How To Stop Snoring: Can Your Doctor Help?

Find out what causes snoring and if contacting your physician can help cure the condition.

SNORING. Just hearing that word makes me cringe. My spouse snores, my father snored, I can hear the neighbor next-door snoring, and my spouse has even told me, that I too snore. I still think he's lying. I don't snore. Well maybe just a little. According to American Academy of Otolaryngology Head-Neck Surgery nearly 60 million adults snore. Like chemical dependency or infidelity, snoring may lead to marital discord, and possibly divorce. If you live with a person who snores you should know that it could be very disruptive to others within the household. Loss of productivity at home and work from daytime sleepiness can be due to lack of restful sleep. Snoring affects an estimated 24% to 50% of men, and 14% to 30% of women.

What causes snoring?

When you inhale during your sleep, your soft palate, (the soft area located up near the back of your throat) and your uvula, (that piece of skin that hangs down in the back) may vibrate against the back of your throat or the base of your tongue, causing the vibration noise that we refer to as snoring. The more relaxed you become, the narrower your airway, and the louder the snoring. Snoring may increase due to alcohol consumption, being overweight and even the common cold.

Health issues

There can be some related health issues that come with habitual snoring. According to the National Sleep Foundation, one illness that is of most concern is sleep apnea, a potentially life threatening condition caused by breathing cessation during sleep. Research confirms that people with sleep apnea have a higher incidence of high blood pressure, heart attack and stroke, possibly even death. Depression can occur due to loss of sleep and relationship discord. These health issues do not only affect the person that snores, but also the bed partner, because of fatigue from disruptive sleep.

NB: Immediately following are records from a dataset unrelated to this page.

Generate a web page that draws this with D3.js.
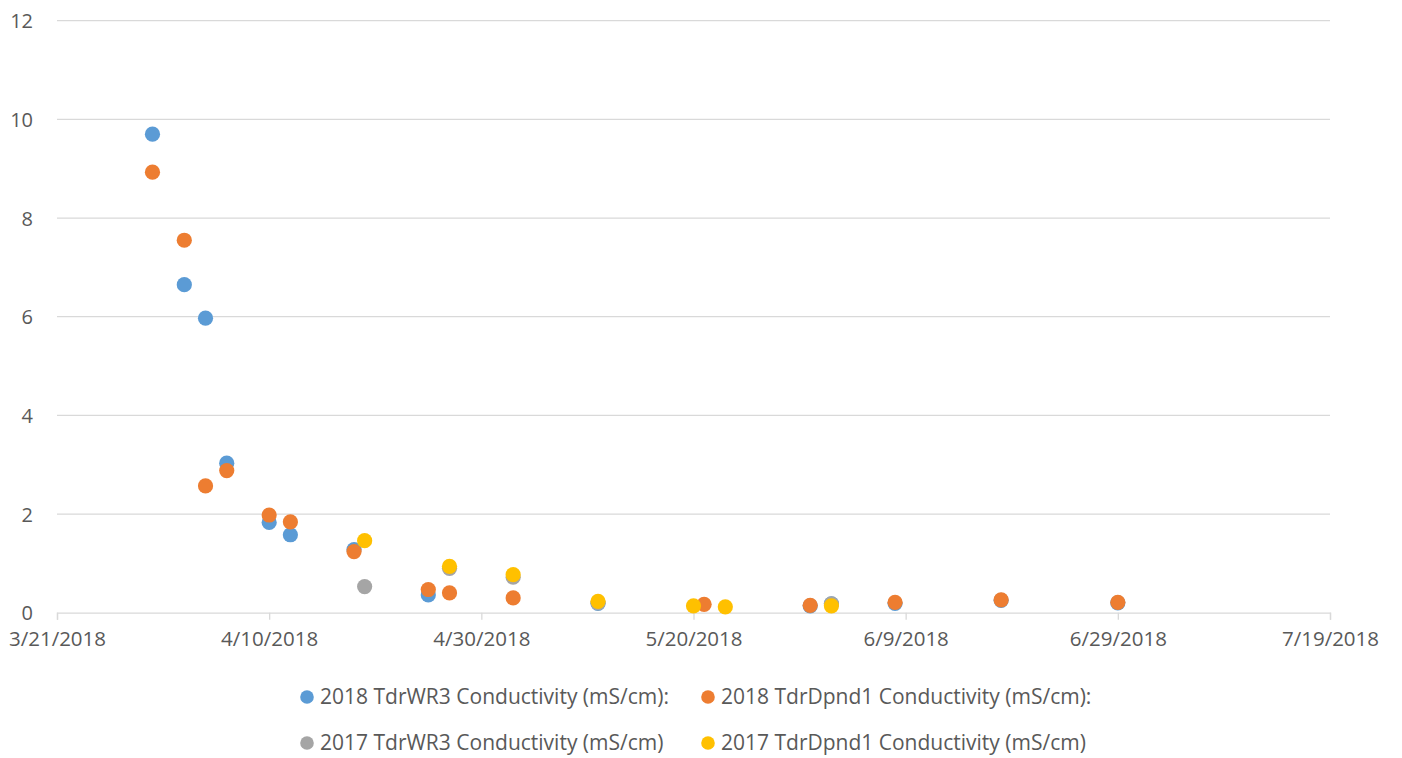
<!DOCTYPE html>
<html><head><meta charset="utf-8">
<script src="https://cdn.jsdelivr.net/npm/d3@7"></script>
<style>html,body{margin:0;padding:0;background:#fff;}svg{display:block;}</style>
</head><body>
<svg id="chart" width="1402" height="758"></svg>
<script>
const xTickLabels = ["3/21/2018","4/10/2018","4/30/2018","5/20/2018","6/9/2018","6/29/2018","7/19/2018"];
const yTicks = [0,2,4,6,8,10,12];

const wr3_2018_dates = ["3/30/2018","4/2/2018","4/4/2018","4/6/2018","4/10/2018","4/12/2018","4/18/2018","4/25/2018","5/11/2018","5/31/2018","6/2/2018","6/8/2018","6/18/2018","6/29/2018"];
const wr3_2018_vals  = [9.7,6.65,5.97,3.03,1.83,1.58,1.28,0.36,0.19,0.14,0.18,0.19,0.25,0.2];

const dp_2018_dates = ["3/30/2018","4/2/2018","4/4/2018","4/6/2018","4/10/2018","4/12/2018","4/18/2018","4/25/2018","4/27/2018","5/3/2018","5/21/2018","5/31/2018","6/8/2018","6/18/2018","6/29/2018"];
const dp_2018_vals  = [8.93,7.55,2.57,2.88,1.98,1.84,1.24,0.47,0.40,0.30,0.17,0.15,0.21,0.26,0.21];

const wr3_2017_dates = ["4/19/2018","4/27/2018","5/3/2018","5/11/2018","6/2/2018"];
const wr3_2017_vals  = [0.53,0.90,0.72,0.20,0.18];

const dp_2017_dates = ["4/19/2018","4/27/2018","5/3/2018","5/11/2018","5/20/2018","5/23/2018","6/2/2018"];
const dp_2017_vals  = [1.46,0.94,0.77,0.23,0.14,0.12,0.14];

const seriesNames = ["2018 TdrWR3 Conductivity (mS/cm):","2018 TdrDpnd1 Conductivity (mS/cm):","2017 TdrWR3 Conductivity (mS/cm)","2017 TdrDpnd1 Conductivity (mS/cm)"];
const seriesColors = ["#5b9bd5","#ed7d31","#a5a5a5","#ffc000"];

const parse = s => { const [m,d,y] = s.split("/").map(Number); return new Date(Date.UTC(y,m-1,d)); };

const series = [
  {name: seriesNames[0], color: seriesColors[0], pts: wr3_2018_dates.map((d,i)=>({d:parse(d), v:wr3_2018_vals[i]}))},
  {name: seriesNames[1], color: seriesColors[1], pts: dp_2018_dates.map((d,i)=>({d:parse(d), v:dp_2018_vals[i]}))},
  {name: seriesNames[2], color: seriesColors[2], pts: wr3_2017_dates.map((d,i)=>({d:parse(d), v:wr3_2017_vals[i]}))},
  {name: seriesNames[3], color: seriesColors[3], pts: dp_2017_dates.map((d,i)=>({d:parse(d), v:dp_2017_vals[i]}))}
];

const svg = d3.select("#chart");
const font = "'Open Sans', sans-serif";
const textColor = "#595959";
const gridColor = "#d9d9d9";

const tickDates = xTickLabels.map(parse);
const x = d3.scaleUtc().domain([tickDates[0], tickDates[tickDates.length-1]]).range([57, 1330]);
const y = d3.scaleLinear().domain([0, 12]).range([612.7, 20.7]);

// gridlines
svg.append("g").selectAll("line").data(yTicks.filter(v=>v>0)).join("line")
  .attr("x1", 57).attr("x2", 1330)
  .attr("y1", d=>y(d)).attr("y2", d=>y(d))
  .attr("stroke", gridColor).attr("stroke-width", 1.3);

// y axis labels
const yAxis = d3.axisLeft(y).tickValues(yTicks).tickSize(0).tickPadding(0).tickFormat(d3.format("d"));
const gy = svg.append("g").attr("transform","translate(33,0)").call(yAxis);
gy.select(".domain").remove();
gy.selectAll("text").attr("font-family", font).attr("font-size", 20).attr("fill", textColor).attr("dy","0.35em");

// x axis
const xAxis = d3.axisBottom(x).tickValues(tickDates).tickSize(7).tickPadding(12)
  .tickFormat((d,i)=>xTickLabels[i]);
const gx = svg.append("g").attr("transform", `translate(0,${y(0)})`).call(xAxis);
gx.select(".domain").attr("stroke", gridColor).attr("stroke-width", 1.3);
gx.selectAll(".tick line").attr("stroke", gridColor).attr("stroke-width", 1.3);
gx.selectAll("text").attr("font-family", font).attr("font-size", 20.5).attr("fill", textColor);

// points
series.forEach(s => {
  svg.append("g").selectAll("circle").data(s.pts).join("circle")
    .attr("cx", d=>x(d.d)).attr("cy", d=>y(d.v)).attr("r", 7.6)
    .attr("fill", s.color);
});

// legend
const legendPos = [[307,697],[708,697],[307,743],[708,743]];
series.forEach((s,i) => {
  const g = svg.append("g").attr("transform", `translate(${legendPos[i][0]},${legendPos[i][1]})`);
  g.append("circle").attr("r", 6.8).attr("fill", s.color);
  g.append("text").attr("x", 13).attr("dy","0.35em")
    .attr("font-family", font).attr("font-size", 21).attr("fill", textColor).text(s.name);
});
</script>
</body></html>
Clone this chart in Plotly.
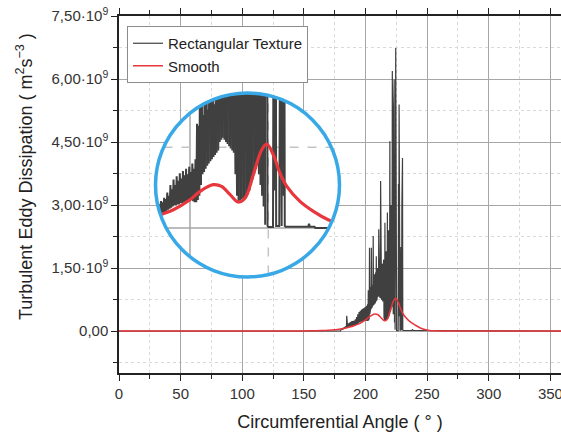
import numpy as np
import plotly.graph_objects as go

# ---------------- data ----------------
# Smooth case (values in units of 1e9 m^2 s^-3)
smooth_angle = [0, 140, 150, 160, 165, 170, 175, 180, 184, 188, 191, 194.7, 200, 203.2,
                207.4, 210.1, 212.8, 215.4, 217.6, 220.2, 222.9, 224.5, 226.6, 228.7,
                230.9, 235.1, 239.4, 244.1, 248, 252, 256, 260, 360]
smooth_e9 = [0, 0, 0.002, 0.008, 0.013, 0.02, 0.03, 0.045, 0.07, 0.10, 0.13, 0.17, 0.263, 0.341,
             0.403, 0.387, 0.31, 0.242, 0.279, 0.496, 0.728, 0.781, 0.681, 0.511,
             0.387, 0.248, 0.155, 0.077, 0.035, 0.012, 0.003, 0.0, 0.0]

# Rectangular texture: sampled every 0.25 deg from 180 to 240 deg (units of 1e9)
texture_start = 180.0
texture_step = 0.25
texture_e9 = [
    0.03, 0.06, 0.03, 0.06, 0.03, 0.07, 0.04, 0.07,   # 180
    0.04, 0.08, 0.04, 0.09, 0.05, 0.10, 0.05, 0.11,   # 182
    0.06, 0.12, 0.07, 0.36, 0.08, 0.15, 0.08, 0.16,   # 184
    0.09, 0.17, 0.09, 0.18, 0.10, 0.19, 0.10, 0.20,   # 186
    0.11, 0.21, 0.11, 0.22, 0.12, 0.23, 0.12, 0.24,   # 188
    0.13, 0.22, 0.14, 0.25, 0.14, 0.24, 0.15, 0.28,   # 190
    0.15, 0.27, 0.16, 0.33, 0.17, 0.30, 0.18, 0.40,   # 192
    0.19, 0.36, 0.20, 0.45, 0.21, 0.40, 0.21, 0.48,   # 194
    0.22, 0.44, 0.22, 0.51, 0.23, 0.46, 0.23, 0.53,   # 196
    0.24, 0.49, 0.24, 0.55, 0.25, 0.50, 0.25, 0.57,   # 198
    0.25, 0.52, 0.26, 0.60, 0.25, 0.55, 0.24, 0.64,   # 200
    0.24, 0.97, 0.26, 0.95, 0.30, 1.98, 0.40, 1.30,   # 202
    0.50, 1.05, 0.52, 1.98, 0.55, 1.30, 0.58, 1.10,   # 204
    0.60, 2.26, 0.62, 1.25, 0.64, 1.35, 0.66, 1.15,   # 206
    0.68, 1.40, 0.70, 1.78, 0.72, 1.30, 0.80, 1.50,   # 208
    0.82, 1.35, 0.84, 2.42, 0.82, 1.45, 0.80, 1.30,   # 210
    0.78, 3.57, 0.76, 2.06, 0.74, 1.40, 0.72, 1.60,   # 212
    0.70, 1.50, 0.50, 1.70, 0.30, 1.40, 0.24, 2.58,   # 214
    0.26, 1.60, 0.27, 1.90, 0.28, 1.70, 0.29, 2.82,   # 216
    0.30, 2.00, 0.32, 2.40, 0.35, 2.10, 0.40, 4.52,   # 218
    0.45, 2.60, 0.50, 3.00, 0.55, 0.90, 0.60, 6.19,   # 220
    0.50, 3.20, 0.40, 5.20, 0.30, 5.99, 0.20, 3.50,   # 222
    0.03, 3.20, 6.74, 0.02, 0.01, 0.01, 0.01, 0.01,   # 224
    0.01, 0.01, 0.01, 3.50, 0.35, 5.39, 0.02, 0.02,   # 226
    0.02, 0.02, 0.02, 2.00, 0.10, 0.02, 3.00, 0.30,   # 228
    4.12, 0.02, 0.012, 0.012, 0.012, 0.012, 0.012, 0.012,  # 230
    0.012, 0.012, 0.012, 0.012, 0.012, 0.012, 0.012, 0.012,  # 232
    0.012, 0.012, 0.012, 0.012, 0.012, 0.012, 0.012, 0.012,  # 234
    0.012, 0.012, 0.012, 0.012, 0.012, 0.012, 0.012, 0.012,  # 236
    0.04, 0.012, 0.012, 0.012, 0.012, 0.012, 0.012, 0.012,   # 238
    0.0,                                                     # 240
]
texture_outer_angle_lo = [0, 179.75]
texture_outer_angle_hi = [240.25, 360]

x_tick_step = 50
x_minor_step = 25
y_tick_vals_e9 = [0, 1.5, 3.0, 4.5, 6.0, 7.5]
y_tick_text = ["0,00", "1,50·10<sup>9</sup>", "3,00·10<sup>9</sup>",
               "4,50·10<sup>9</sup>", "6,00·10<sup>9</sup>", "7,50·10<sup>9</sup>"]
y_minor_step_e9 = 0.75

series_names = ["Rectangular Texture", "Smooth"]
x_title = "Circumferential Angle ( ° )"
y_title = "Turbulent Eddy Dissipation ( m<sup>2</sup>s<sup>−3</sup> )"

# ---------------- build arrays ----------------
E9 = 1e9
tex_grid = np.round(texture_start + texture_step * np.arange(len(texture_e9)), 3)
texture_angle = np.concatenate([texture_outer_angle_lo, tex_grid, texture_outer_angle_hi])
texture_val = np.concatenate([[0, 0], np.array(texture_e9) * E9, [0, 0]])
smooth_x = np.array(smooth_angle, float)
smooth_val = np.array(smooth_e9) * E9

# ---------------- layout geometry ----------------
W, H = 561, 432
ML, MR, MT, MB = 119, 0, 16, 59
PW, PH = W - ML - MR, H - MT - MB
x_range = [0, 358.6]
y_range = [-1.0e9, 7.5e9]

# inset (magnified view inside a circle)
INS_L, INS_T, INS_S = 155.5, 93.0, 184.0
inset_x_range = [188.99, 247.72]
inset_y_range = [-0.455e9, 1.255e9]
dom_x = [(INS_L - ML) / PW, (INS_L + INS_S - ML) / PW]
dom_y = [(H - MB - (INS_T + INS_S)) / PH, (H - MB - INS_T) / PH]
xc = sum(inset_x_range) / 2
yc = sum(inset_y_range) / 2
rx = (inset_x_range[1] - inset_x_range[0]) / 2
ry = (inset_y_range[1] - inset_y_range[0]) / 2


def clip_to_circle(xs, ys):
    """Clip a polyline to the inset circle (ellipse in data coordinates)."""
    u = (np.asarray(xs, float) - xc) / rx
    v = (np.asarray(ys, float) - yc) / ry
    ox, oy = [], []
    cont = False
    for i in range(len(u) - 1):
        p0 = np.array([u[i], v[i]])
        d = np.array([u[i + 1] - u[i], v[i + 1] - v[i]])
        a = d @ d
        if a == 0:
            continue
        b = 2 * p0 @ d
        c = p0 @ p0 - 1
        disc = b * b - 4 * a * c
        if disc <= 0:
            cont = False
            continue
        s = np.sqrt(disc)
        ta = max(0.0, (-b - s) / (2 * a))
        tb = min(1.0, (-b + s) / (2 * a))
        if ta >= tb:
            cont = False
            continue
        if not (cont and ta == 0.0):
            if ox:
                ox.append(None)
                oy.append(None)
            pa = p0 + ta * d
            ox.append(xc + pa[0] * rx)
            oy.append(yc + pa[1] * ry)
        pb = p0 + tb * d
        ox.append(xc + pb[0] * rx)
        oy.append(yc + pb[1] * ry)
        cont = tb == 1.0
    return ox, oy


GRAY = "#404040"
RED = "#E8373C"
BLUE = "#38A9E6"
FONT = "Liberation Sans, Arial, sans-serif"

fig = go.Figure()
fig.add_trace(go.Scatter(x=texture_angle, y=texture_val, mode="lines", name=series_names[0],
                         line=dict(color=GRAY, width=1.2)))
fig.add_trace(go.Scatter(x=smooth_x, y=smooth_val, mode="lines", name=series_names[1],
                         line=dict(color=RED, width=1.5, shape="spline")))

ix, iy = clip_to_circle(texture_angle, texture_val)
fig.add_trace(go.Scatter(x=ix, y=iy, mode="lines", showlegend=False, hoverinfo="skip",
                         line=dict(color=GRAY, width=2.0), xaxis="x2", yaxis="y2"))
sx, sy = clip_to_circle(smooth_x, smooth_val)
fig.add_trace(go.Scatter(x=sx, y=sy, mode="lines", showlegend=False, hoverinfo="skip",
                         line=dict(color=RED, width=3.2, shape="spline"), xaxis="x2", yaxis="y2"))

shapes = [dict(type="circle", xref="x2", yref="y2", layer="below",
               x0=inset_x_range[0], x1=inset_x_range[1], y0=inset_y_range[0], y1=inset_y_range[1],
               fillcolor="white", line=dict(width=0))]

MAJOR_GRID = "#a6a6a6"
MINOR_GRID = "#d9d9d9"

# inset grid lines (magnified copies of the main grid), clipped to the circle
for gx in np.arange(0, 361, x_minor_step):
    uu = (gx - xc) / rx
    if abs(uu) < 1:
        hh = np.sqrt(1 - uu * uu)
        major = gx % x_tick_step == 0
        shapes.append(dict(type="line", xref="x2", yref="y2", layer="below",
                           x0=gx, x1=gx, y0=yc - ry * hh, y1=yc + ry * hh,
                           line=dict(color=MAJOR_GRID if major else "#c4c4c4", width=1.5,
                                     dash="solid" if major else "dash")))
for gy in np.arange(-1.5, 7.6, y_minor_step_e9) * E9:
    vv = (gy - yc) / ry
    if abs(vv) < 1:
        ww = np.sqrt(1 - vv * vv)
        major = abs((gy / E9) % 1.5) < 1e-9
        shapes.append(dict(type="line", xref="x2", yref="y2", layer="below",
                           x0=xc - rx * ww, x1=xc + rx * ww, y0=gy, y1=gy,
                           line=dict(color=MAJOR_GRID if major else "#c4c4c4", width=1.5,
                                     dash="solid" if major else "dash")))

shapes.append(dict(type="circle", xref="paper", yref="paper", layer="above",
                   x0=dom_x[0], x1=dom_x[1], y0=dom_y[0], y1=dom_y[1],
                   fillcolor="rgba(0,0,0,0)", line=dict(color=BLUE, width=3.5)))

fig.update_layout(
    width=W, height=H, autosize=False,
    margin=dict(l=ML, r=MR, t=MT, b=MB, pad=0, autoexpand=False),
    paper_bgcolor="white", plot_bgcolor="rgba(0,0,0,0)",
    font=dict(family=FONT, size=15, color="#333333"),
    showlegend=True,
    legend=dict(x=(127 - ML) / PW, y=(H - MB - 26) / PH, xanchor="left", yanchor="top",
                bgcolor="white", bordercolor="#8c8c8c", borderwidth=1,
                font=dict(size=15, color="#222222"), tracegroupgap=0),
    xaxis=dict(range=x_range, tickmode="linear", tick0=0, dtick=x_tick_step, automargin=False,
               ticks="outside", ticklen=6, tickwidth=1.3, tickcolor="#222",
               showline=True, linecolor="#222", linewidth=1.5, mirror="ticks",
               showgrid=True, gridcolor=MAJOR_GRID, gridwidth=1, zeroline=False,
               ticklabeloverflow="allow",
               tickfont=dict(size=15, color="#333"),
               minor=dict(tickmode="linear", tick0=0, dtick=x_minor_step, ticks="outside",
                          ticklen=4, tickwidth=1.2, tickcolor="#222",
                          showgrid=True, gridcolor=MINOR_GRID, griddash="dot", gridwidth=1),
               title=dict(text=x_title, font=dict(size=18, color="#222"), standoff=20)),
    yaxis=dict(range=y_range, tickmode="array", automargin=False,
               tickvals=[v * E9 for v in y_tick_vals_e9], ticktext=y_tick_text,
               ticks="outside", ticklen=6, tickwidth=1.3, tickcolor="#222",
               showline=True, linecolor="#222", linewidth=1.5,
               showgrid=True, gridcolor=MAJOR_GRID, gridwidth=1, zeroline=False,
               tickfont=dict(size=15, color="#333"),
               minor=dict(tickmode="linear", tick0=0, dtick=y_minor_step_e9 * E9, ticks="outside",
                          ticklen=4, tickwidth=1.2, tickcolor="#222",
                          showgrid=True, gridcolor=MINOR_GRID, griddash="dot", gridwidth=1)),
    xaxis2=dict(domain=dom_x, range=inset_x_range, visible=False, anchor="y2"),
    yaxis2=dict(domain=dom_y, range=inset_y_range, visible=False, anchor="x2"),
    shapes=shapes,
    annotations=[dict(text=y_title, textangle=-90, xref="paper", yref="paper",
                      x=(25 - ML) / PW, y=(H - MB - 177) / PH, xanchor="center", yanchor="middle",
                      showarrow=False, font=dict(size=18, color="#222"))],
)

fig.write_html("out.html", config={"displayModeBar": False},
               post_script="document.body.style.margin='0';document.body.style.padding='0';")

Treatments for snoring/apnea

Traditional treatments for snoring can range from weight loss to quitting consumption of alcohol at least 4 hours before bedtime. Taking an over the counter decongestant may reduce the swelling in the nasal passages and can help reduce snoring, you may also want to try sleeping on your side. If you have tried the traditional treatments with little or no success, you may want to consider an overnight evaluation at a sleep clinic. This will help the doctors identify the source of your snoring and will be able to find a better treatment. Doctors may prescribe a Mandibular advancement device. This is an oral appliance that slightly advances the lower jaw, which in turn moves the base of the tongue forward to open the airway to allow improved breathing. Approximately 60-75% are proven effective. The fees for the fabrication of this device can range anywhere from $750 to $1250. Depending on your benefits, insurance may cover.

In worst-case scenarios, surgery may be needed, but doctors will suggest this only as a last resort. The most common surgical procedure for treating snoring is Uvulopalatoplasty. This technique removes a portion of the soft palate and most of the uvula. The procedure is done with a laser on an outpatient basis and is usually done in phases. A similar surgical procedure is called Uvulopalatopharyngioplasty. This is a little more involved and is done in a hospital. This procedure removes all of the uvula and most of the soft palate. This treatment is only done in the most severe cases of snoring/obstructive sleep apnea. Somnoplasty is a minor procedure also done on an outpatient basis. Using a local anesthesia, this procedure shrinks excess tissue using low radio frequency. Somnoplasty is designed to minimize the pain and bleeding associated with other surgical procedures.

If you are experiencing sleepiness during the day, loud snoring or pauses in your breathing during sleep, make an appointment and discuss these problems with your doctor. Sleep disorders are treatable.